* [GOAL]: Only the lines from the start of the data through the line with "import pandas as pd" belong in the copy. Restate them word for word, minus the pictures.

* [DATASET SECTION]:
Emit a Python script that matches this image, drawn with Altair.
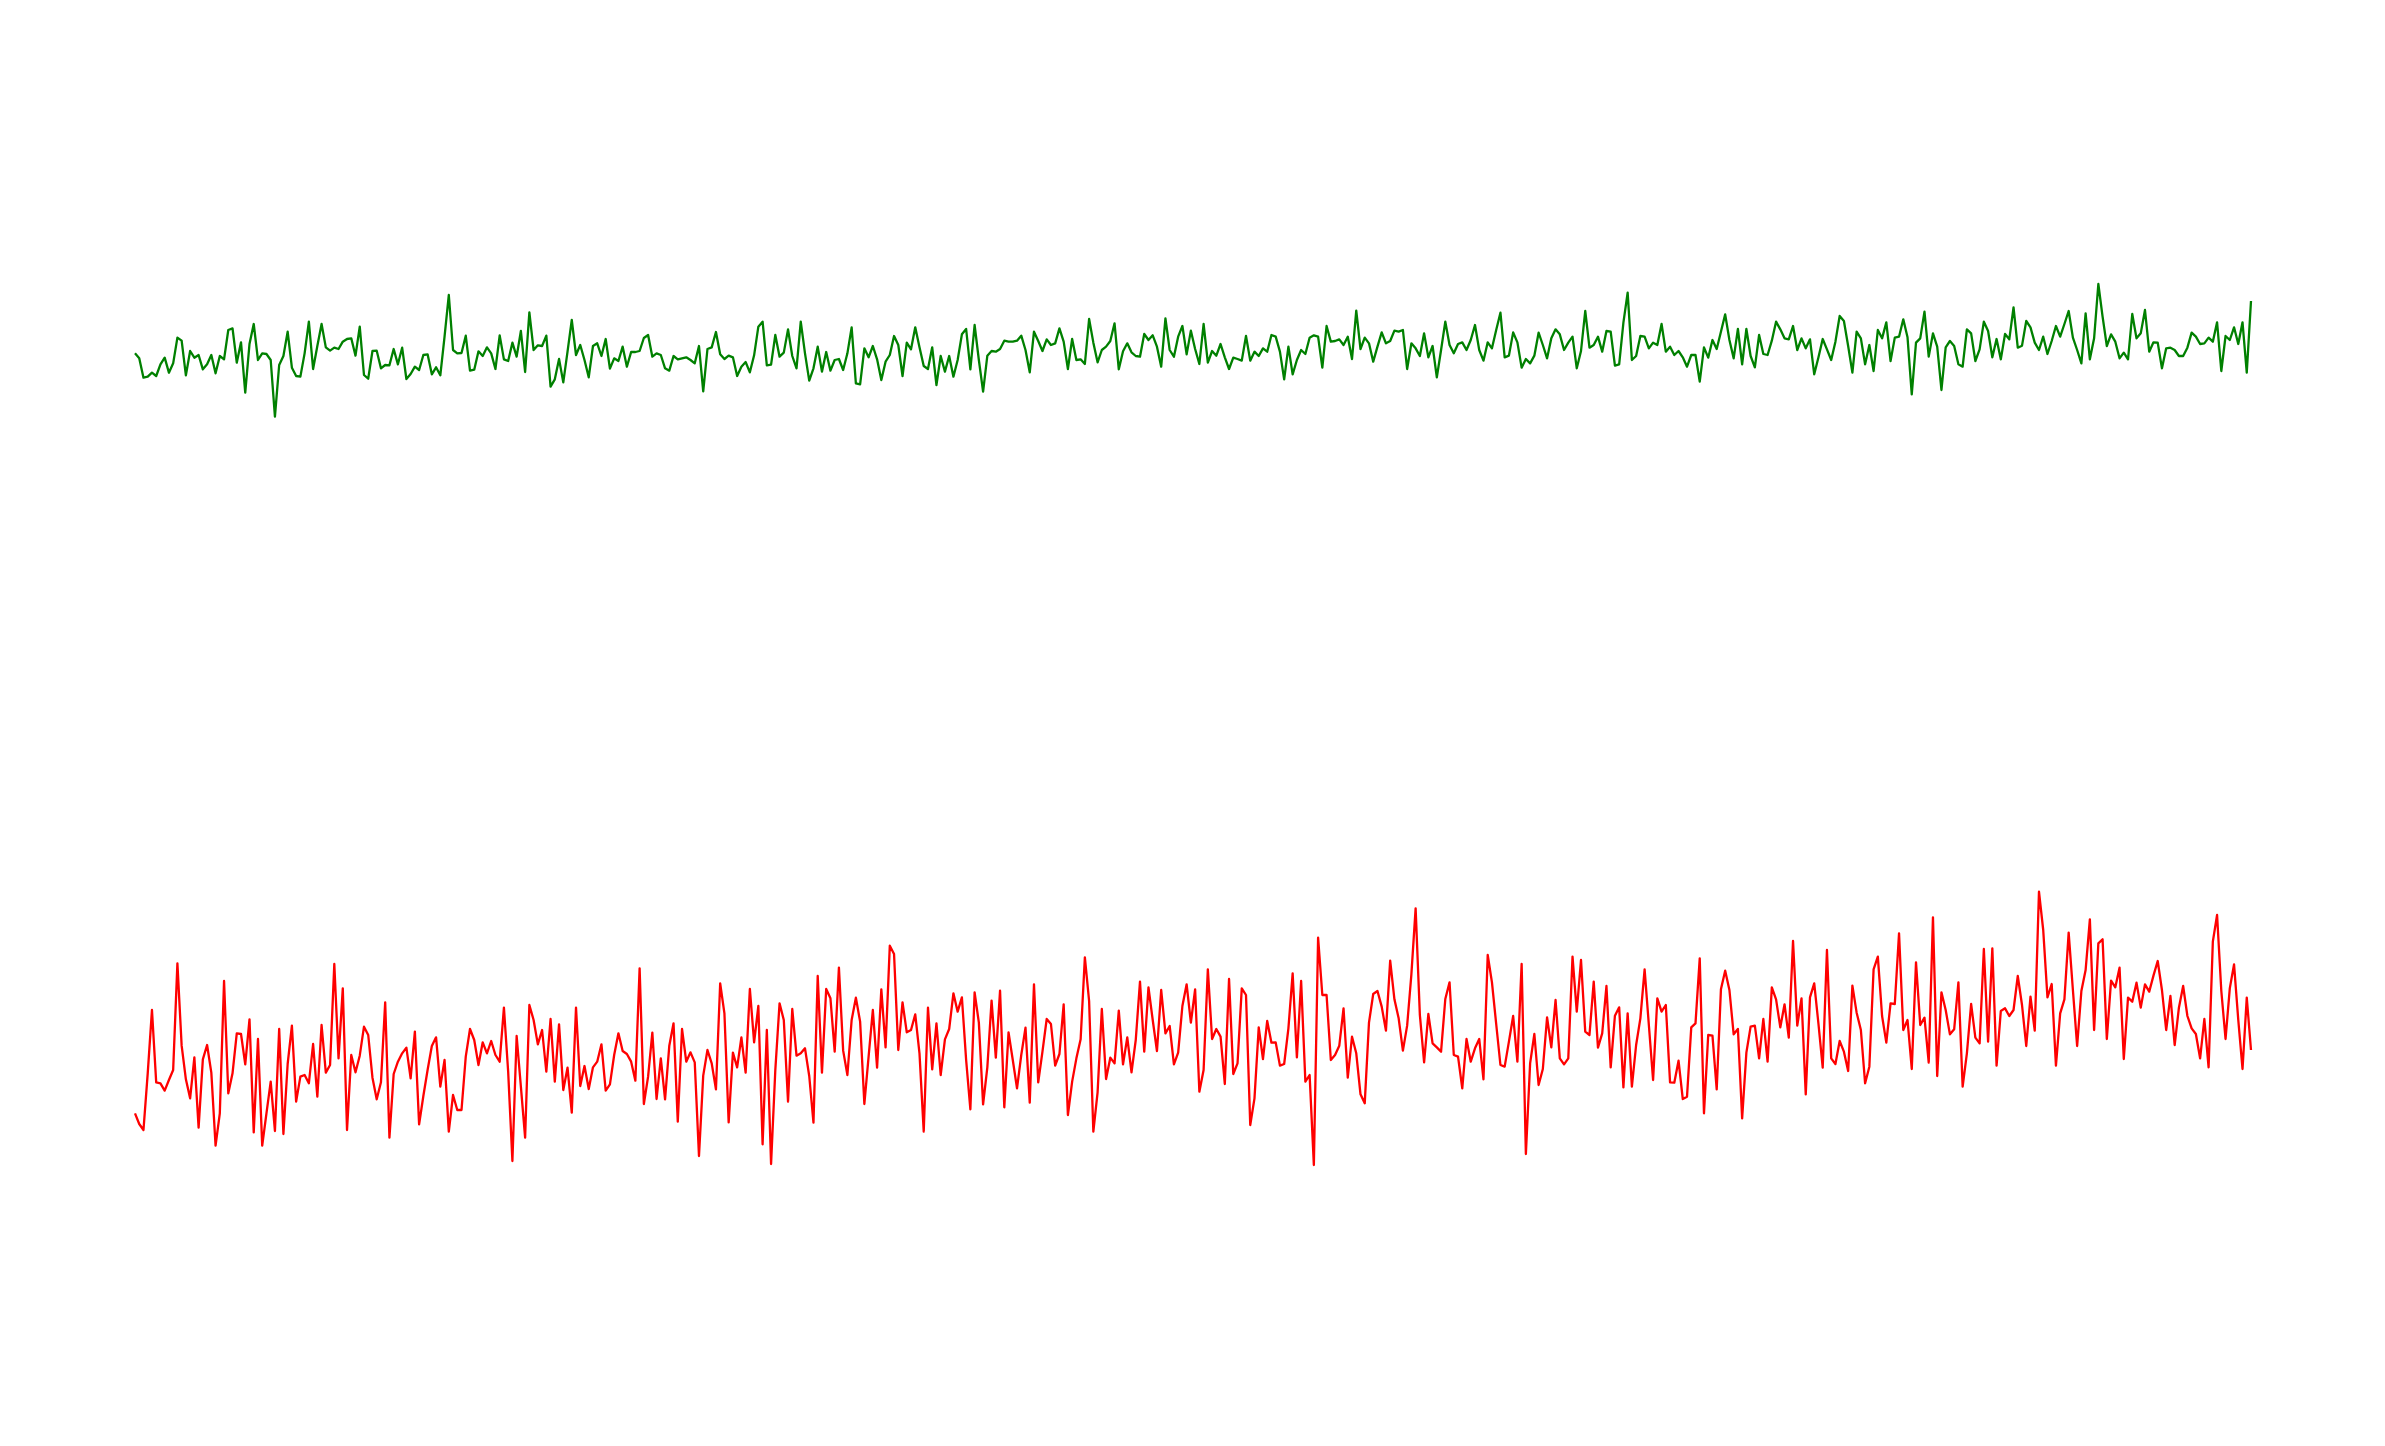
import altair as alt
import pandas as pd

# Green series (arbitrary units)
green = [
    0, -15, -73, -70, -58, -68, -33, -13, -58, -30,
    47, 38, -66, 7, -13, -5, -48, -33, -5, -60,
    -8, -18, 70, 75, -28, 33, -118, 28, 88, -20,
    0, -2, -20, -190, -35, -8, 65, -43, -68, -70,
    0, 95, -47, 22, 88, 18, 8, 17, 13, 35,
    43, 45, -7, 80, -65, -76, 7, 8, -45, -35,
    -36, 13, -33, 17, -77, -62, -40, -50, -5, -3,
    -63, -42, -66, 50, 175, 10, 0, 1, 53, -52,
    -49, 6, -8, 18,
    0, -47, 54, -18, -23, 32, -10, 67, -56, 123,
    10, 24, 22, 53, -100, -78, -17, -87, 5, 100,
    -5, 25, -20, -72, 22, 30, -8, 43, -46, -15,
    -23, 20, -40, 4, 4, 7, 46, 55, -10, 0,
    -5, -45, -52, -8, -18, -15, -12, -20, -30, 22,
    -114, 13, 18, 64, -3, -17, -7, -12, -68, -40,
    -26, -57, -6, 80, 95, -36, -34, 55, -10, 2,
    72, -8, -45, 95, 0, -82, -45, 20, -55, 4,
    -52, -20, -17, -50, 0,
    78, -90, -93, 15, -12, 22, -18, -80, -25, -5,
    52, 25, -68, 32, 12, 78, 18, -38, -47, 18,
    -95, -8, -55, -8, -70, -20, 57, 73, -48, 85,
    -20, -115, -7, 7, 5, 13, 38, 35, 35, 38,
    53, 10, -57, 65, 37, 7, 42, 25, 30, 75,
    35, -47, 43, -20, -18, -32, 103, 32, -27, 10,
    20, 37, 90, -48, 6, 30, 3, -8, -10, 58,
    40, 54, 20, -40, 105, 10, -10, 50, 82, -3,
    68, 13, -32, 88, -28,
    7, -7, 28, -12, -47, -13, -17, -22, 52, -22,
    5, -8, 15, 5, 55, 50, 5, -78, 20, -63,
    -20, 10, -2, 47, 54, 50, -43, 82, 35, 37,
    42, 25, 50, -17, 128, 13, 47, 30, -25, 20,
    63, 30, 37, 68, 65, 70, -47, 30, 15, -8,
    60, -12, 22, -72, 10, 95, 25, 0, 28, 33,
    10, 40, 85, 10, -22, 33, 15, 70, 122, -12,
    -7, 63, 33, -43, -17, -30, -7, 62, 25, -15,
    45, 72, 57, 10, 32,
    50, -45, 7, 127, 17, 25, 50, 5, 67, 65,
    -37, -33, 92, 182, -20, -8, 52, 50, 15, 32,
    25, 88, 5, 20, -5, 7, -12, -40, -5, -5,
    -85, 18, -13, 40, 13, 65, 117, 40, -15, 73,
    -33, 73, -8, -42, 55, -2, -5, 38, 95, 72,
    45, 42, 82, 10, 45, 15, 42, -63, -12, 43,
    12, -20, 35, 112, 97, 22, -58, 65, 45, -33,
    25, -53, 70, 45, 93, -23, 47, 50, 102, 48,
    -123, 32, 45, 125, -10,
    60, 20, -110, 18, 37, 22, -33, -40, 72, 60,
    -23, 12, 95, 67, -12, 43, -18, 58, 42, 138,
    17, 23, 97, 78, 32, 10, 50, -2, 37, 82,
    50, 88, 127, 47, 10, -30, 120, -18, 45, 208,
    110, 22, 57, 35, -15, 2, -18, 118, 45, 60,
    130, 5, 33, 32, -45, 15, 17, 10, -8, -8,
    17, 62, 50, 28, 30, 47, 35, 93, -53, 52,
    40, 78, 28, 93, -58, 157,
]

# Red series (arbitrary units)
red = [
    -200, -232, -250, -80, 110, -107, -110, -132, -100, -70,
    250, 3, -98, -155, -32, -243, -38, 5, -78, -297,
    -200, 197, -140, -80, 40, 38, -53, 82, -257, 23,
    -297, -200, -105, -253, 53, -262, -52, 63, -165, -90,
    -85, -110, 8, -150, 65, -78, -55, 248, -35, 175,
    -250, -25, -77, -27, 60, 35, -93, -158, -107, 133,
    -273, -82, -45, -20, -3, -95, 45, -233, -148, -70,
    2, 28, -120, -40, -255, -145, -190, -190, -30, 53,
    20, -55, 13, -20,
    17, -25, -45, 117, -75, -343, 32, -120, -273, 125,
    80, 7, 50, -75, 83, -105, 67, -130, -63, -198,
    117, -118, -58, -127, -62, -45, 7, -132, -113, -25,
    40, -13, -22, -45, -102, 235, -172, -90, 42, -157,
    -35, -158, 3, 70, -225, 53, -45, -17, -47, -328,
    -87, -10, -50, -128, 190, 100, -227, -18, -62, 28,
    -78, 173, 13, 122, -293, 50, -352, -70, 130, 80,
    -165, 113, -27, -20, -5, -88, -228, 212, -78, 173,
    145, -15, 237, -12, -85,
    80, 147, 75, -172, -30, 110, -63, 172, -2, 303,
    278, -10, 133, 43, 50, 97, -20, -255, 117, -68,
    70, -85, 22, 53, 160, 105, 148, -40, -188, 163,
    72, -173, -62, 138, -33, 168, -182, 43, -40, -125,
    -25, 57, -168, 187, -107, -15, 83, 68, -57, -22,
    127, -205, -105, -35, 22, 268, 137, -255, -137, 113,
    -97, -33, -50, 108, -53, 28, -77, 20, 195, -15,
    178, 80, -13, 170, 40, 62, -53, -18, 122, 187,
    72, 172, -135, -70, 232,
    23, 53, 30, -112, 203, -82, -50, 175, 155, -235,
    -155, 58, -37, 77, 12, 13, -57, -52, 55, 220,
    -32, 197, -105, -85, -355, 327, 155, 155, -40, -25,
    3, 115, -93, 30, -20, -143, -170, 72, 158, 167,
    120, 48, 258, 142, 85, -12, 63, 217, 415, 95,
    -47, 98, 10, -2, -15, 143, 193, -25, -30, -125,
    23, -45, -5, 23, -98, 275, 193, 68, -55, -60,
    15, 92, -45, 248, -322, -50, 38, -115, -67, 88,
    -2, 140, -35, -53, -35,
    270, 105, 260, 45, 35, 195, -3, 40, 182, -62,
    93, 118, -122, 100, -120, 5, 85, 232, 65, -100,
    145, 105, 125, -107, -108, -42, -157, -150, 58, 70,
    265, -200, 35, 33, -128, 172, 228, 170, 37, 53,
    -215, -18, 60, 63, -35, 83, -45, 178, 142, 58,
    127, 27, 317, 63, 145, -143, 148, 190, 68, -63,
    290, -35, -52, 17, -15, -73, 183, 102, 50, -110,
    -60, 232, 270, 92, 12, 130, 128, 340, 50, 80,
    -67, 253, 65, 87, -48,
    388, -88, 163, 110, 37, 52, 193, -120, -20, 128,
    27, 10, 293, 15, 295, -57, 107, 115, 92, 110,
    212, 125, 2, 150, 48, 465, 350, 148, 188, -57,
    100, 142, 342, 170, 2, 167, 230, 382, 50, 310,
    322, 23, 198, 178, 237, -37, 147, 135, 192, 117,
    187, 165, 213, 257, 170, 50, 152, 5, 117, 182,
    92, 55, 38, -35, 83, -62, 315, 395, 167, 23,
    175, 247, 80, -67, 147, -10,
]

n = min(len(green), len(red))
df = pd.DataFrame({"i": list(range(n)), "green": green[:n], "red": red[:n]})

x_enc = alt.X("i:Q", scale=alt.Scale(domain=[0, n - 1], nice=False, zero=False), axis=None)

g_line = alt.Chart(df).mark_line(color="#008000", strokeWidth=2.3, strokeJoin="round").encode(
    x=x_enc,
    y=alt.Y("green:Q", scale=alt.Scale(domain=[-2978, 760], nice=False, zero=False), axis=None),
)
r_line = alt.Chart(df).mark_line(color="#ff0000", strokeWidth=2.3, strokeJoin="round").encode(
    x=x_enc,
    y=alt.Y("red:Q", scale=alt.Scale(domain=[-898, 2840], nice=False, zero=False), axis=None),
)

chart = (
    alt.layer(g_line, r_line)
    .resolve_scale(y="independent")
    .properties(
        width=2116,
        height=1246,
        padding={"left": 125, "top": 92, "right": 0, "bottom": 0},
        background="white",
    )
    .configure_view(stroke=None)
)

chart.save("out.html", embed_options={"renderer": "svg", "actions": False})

* [SOLUTION FOR THIS EXERCISE]:
Emit a Python script that matches this image, drawn with Altair.
import altair as alt
import pandas as pd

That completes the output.